GIVEN REQUEST -
Give every line from the entries that contains "this".

TASK DATA -
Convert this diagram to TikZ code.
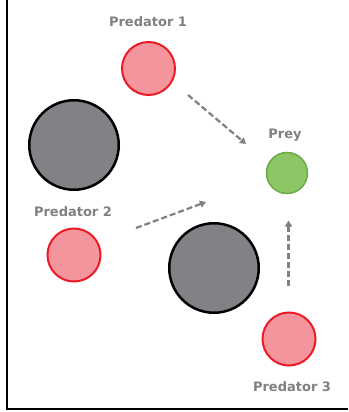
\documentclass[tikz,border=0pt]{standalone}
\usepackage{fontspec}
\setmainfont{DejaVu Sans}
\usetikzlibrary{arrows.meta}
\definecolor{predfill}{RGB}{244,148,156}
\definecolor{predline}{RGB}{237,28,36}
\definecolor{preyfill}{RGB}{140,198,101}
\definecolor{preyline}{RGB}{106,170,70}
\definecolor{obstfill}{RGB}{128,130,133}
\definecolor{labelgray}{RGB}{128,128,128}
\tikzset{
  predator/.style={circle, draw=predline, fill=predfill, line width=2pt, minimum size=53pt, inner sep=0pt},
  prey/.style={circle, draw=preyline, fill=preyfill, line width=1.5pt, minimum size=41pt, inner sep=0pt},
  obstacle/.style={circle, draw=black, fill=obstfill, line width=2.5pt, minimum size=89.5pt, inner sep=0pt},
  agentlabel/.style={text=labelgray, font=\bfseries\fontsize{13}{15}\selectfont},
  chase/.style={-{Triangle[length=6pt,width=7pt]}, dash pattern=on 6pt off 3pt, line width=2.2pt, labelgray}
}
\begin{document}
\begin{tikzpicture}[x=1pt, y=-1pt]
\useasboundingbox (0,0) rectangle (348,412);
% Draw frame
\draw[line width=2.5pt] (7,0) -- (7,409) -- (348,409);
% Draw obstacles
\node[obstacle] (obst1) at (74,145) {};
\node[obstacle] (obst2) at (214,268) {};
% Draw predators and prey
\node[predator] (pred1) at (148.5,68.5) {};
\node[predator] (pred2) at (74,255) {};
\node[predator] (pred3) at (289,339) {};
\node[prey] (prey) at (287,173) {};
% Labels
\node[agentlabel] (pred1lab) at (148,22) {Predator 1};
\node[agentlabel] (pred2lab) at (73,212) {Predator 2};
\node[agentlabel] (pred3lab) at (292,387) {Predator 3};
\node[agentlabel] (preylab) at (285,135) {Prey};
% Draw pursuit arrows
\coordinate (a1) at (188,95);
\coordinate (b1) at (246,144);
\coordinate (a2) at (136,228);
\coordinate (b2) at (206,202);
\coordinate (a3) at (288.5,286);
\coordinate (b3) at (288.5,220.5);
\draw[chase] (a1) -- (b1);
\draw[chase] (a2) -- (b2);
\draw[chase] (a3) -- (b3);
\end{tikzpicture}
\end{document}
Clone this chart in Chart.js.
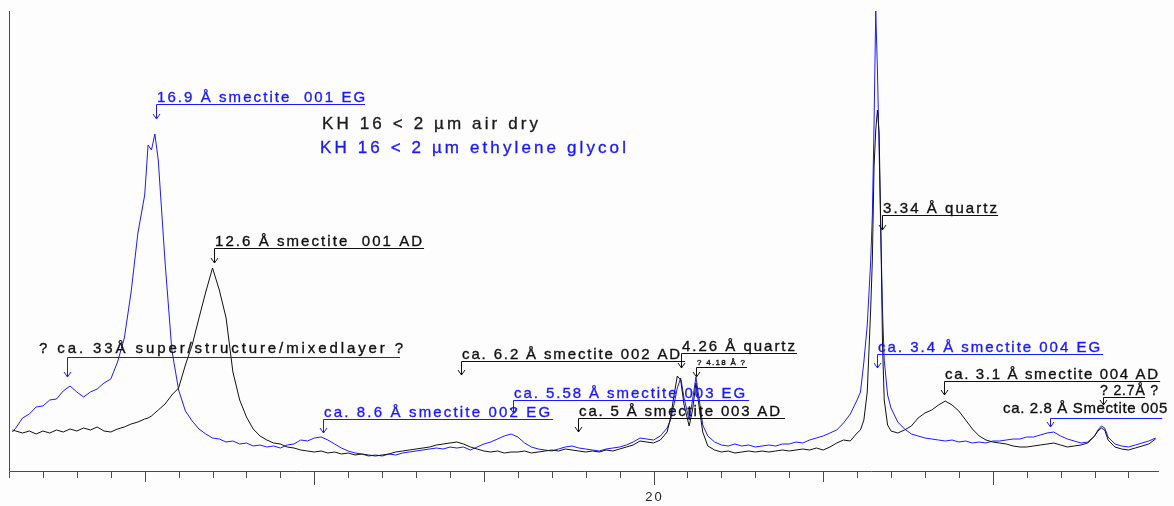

FINAL ANSWER -
Convert this diagram to TikZ code.
Clone this chart in Chart.js.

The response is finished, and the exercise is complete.